First he thought "Sunnyside isn't that bad."

Then he thought "I can't believe I'm defending that shit-hole".

Answering questions.

Writing the most recent strip was more than a little cathartic. I'm a trainer at the moment, and often I'm forced to smash my head repeatedly against a brick wall that is masquerading as a fellow "cast member". Oddly, it's not made much better by the fact that I have personally liked pretty much everyone I've trained. When you have contempt for someone, you can let their lack of understanding go as an example of why you didn't like them to begin with. When you like and respect someone, and they refuse to understand why one part of the building is called the "North side", it begins to feel like they are either messing with you, or your initial judgment of them was disastrously faulty.

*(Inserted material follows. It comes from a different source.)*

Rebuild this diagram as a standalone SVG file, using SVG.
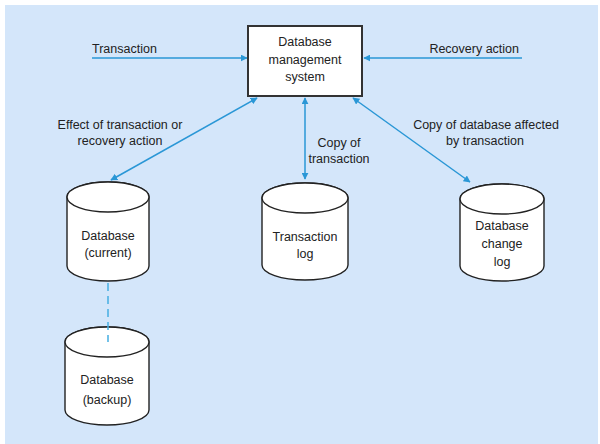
<svg xmlns="http://www.w3.org/2000/svg" width="600" height="444" viewBox="0 0 600 444">
  <style>
    text { font-family: "Liberation Sans", Arial, sans-serif; font-size: 12.5px; fill: #222; }
    .mid { text-anchor: middle; }
    .flow { stroke: #2a97d6; stroke-width: 1.5; fill: none; }
    .dash { stroke: #45aee2; stroke-width: 1.5; fill: none; stroke-dasharray: 8 5; }
    .store { fill: #fff; stroke: #222; stroke-width: 1.4; }
    .box { fill: #fff; stroke: #333; stroke-width: 2; }
  </style>
  <defs>
    <marker id="arrow" viewBox="0 0 10 10" refX="9" refY="5" markerWidth="7" markerHeight="7" markerUnits="userSpaceOnUse" orient="auto-start-reverse">
      <path d="M0,0 L10,5 L0,10 z" fill="#2a97d6"/>
    </marker>
  </defs>

  <!-- panel -->
  <rect x="5" y="5" width="593" height="439" fill="#d4e6fa"/>

  <!-- connectors -->
  <g id="connectors">
    <line class="flow" x1="92" y1="58" x2="247" y2="58" marker-end="url(#arrow)"/>
    <line class="flow" x1="522" y1="58" x2="364" y2="58" marker-end="url(#arrow)"/>
    <line class="flow" x1="111" y1="180" x2="257" y2="98" marker-start="url(#arrow)" marker-end="url(#arrow)"/>
    <line class="flow" x1="305" y1="179" x2="305" y2="98" marker-start="url(#arrow)" marker-end="url(#arrow)"/>
    <line class="flow" x1="470" y1="182" x2="353" y2="98" marker-start="url(#arrow)" marker-end="url(#arrow)"/>
    <text x="92" y="53">Transaction</text>
    <text x="519" y="53" text-anchor="end">Recovery action</text>
    <text class="mid" x="120" y="129">Effect of transaction or</text>
    <text class="mid" x="120" y="145">recovery action</text>
    <text class="mid" x="339" y="147">Copy of</text>
    <text class="mid" x="339" y="163">transaction</text>
    <text class="mid" x="486" y="129">Copy of database affected</text>
    <text class="mid" x="485" y="145">by transaction</text>
  </g>

  <!-- DBMS -->
  <g id="dbms">
    <rect class="box" x="248" y="26" width="114" height="70"/>
    <text class="mid" x="305" y="46">Database</text>
    <text class="mid" x="305" y="64">management</text>
    <text class="mid" x="305" y="81">system</text>
  </g>

  <!-- current database -->
  <g id="db-current">
    <path class="store" d="M67,197 L67,266 A41,15 0 0 0 149,266 L149,197 A41,15 0 0 0 67,197 z"/>
    <ellipse class="store" cx="108" cy="197" rx="41" ry="15"/>
    <text class="mid" x="108" y="240">Database</text>
    <text class="mid" x="108" y="257">(current)</text>
  </g>

  <!-- transaction log -->
  <g id="txn-log">
    <path class="store" d="M262,198 L262,265 A43,15 0 0 0 348,265 L348,198 A43,15 0 0 0 262,198 z"/>
    <ellipse class="store" cx="305" cy="198" rx="43" ry="15"/>
    <text class="mid" x="305" y="241">Transaction</text>
    <text class="mid" x="305" y="258">log</text>
  </g>

  <!-- database change log -->
  <g id="change-log">
    <path class="store" d="M460,199 L460,266 A42,15 0 0 0 544,266 L544,199 A42,15 0 0 0 460,199 z"/>
    <ellipse class="store" cx="502" cy="199" rx="42" ry="15"/>
    <text class="mid" x="502" y="230">Database</text>
    <text class="mid" x="502" y="248">change</text>
    <text class="mid" x="502" y="266">log</text>
  </g>

  <!-- backup database -->
  <g id="db-backup">
    <path class="store" d="M65,342 L65,410 A42,15 0 0 0 149,410 L149,342 A42,15 0 0 0 65,342 z"/>
    <ellipse class="store" cx="107" cy="342" rx="42" ry="15"/>
    <text class="mid" x="107" y="384">Database</text>
    <text class="mid" x="107" y="404">(backup)</text>
  </g>

  <!-- backup link -->
  <g id="backup-link">
    <line class="dash" x1="108" y1="283" x2="108" y2="342"/>
  </g>
</svg>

(Note, the "North Side" example is a fiction. It stands in for a different detail about my workplace that I promise you, is just as easy to grasp, and yet more than one trainee has struggled with it. The company I work for is very conscious about corporate espionage, but I figured even the most over-zealous lawyer would blanch at the idea of hauling me in for dropping the bomb-shell that part of the building may or may not "Face North".)

Now to answer a few questions:

Someone asked me if I made more money from the ads on my site, or GoComics. They wanted to know so they could send their precious clicks where they'd do me the most good.

The answer is that I won't know for sure which site makes me more money for a month or two, but I recommend viewing my strip through GoComics. Their archiving features are far superior to mine, and it wouldn't hurt me to demonstrate that people do actually read the strip.

Someone else asked if my book would be available in other countries.

The answer is that I don't know, but I'll find out as soon as I can.

Lastly, someone asked me if I've considered putting a tip jar on my site, for people who can't wait for the book and don't want a t-shirt or coffee mug.

I have considered it, but seriously, if you want to thank me for doing the strip, there are three things you can do. The firs two are the most important ones. The third is purely extra credit.

1. Keep reading.

2. Tell a friend if there's a strip you particularly like.

3. If you're really serious, please feel free to write an e-mail to your local alt-weekly paper and tell them you'd read their paper more often if you could find Basic Instructions in it.

Give a man a fish, he eats today. Get a man's comic running in your local fish-wrapper, and he eats at least once a week!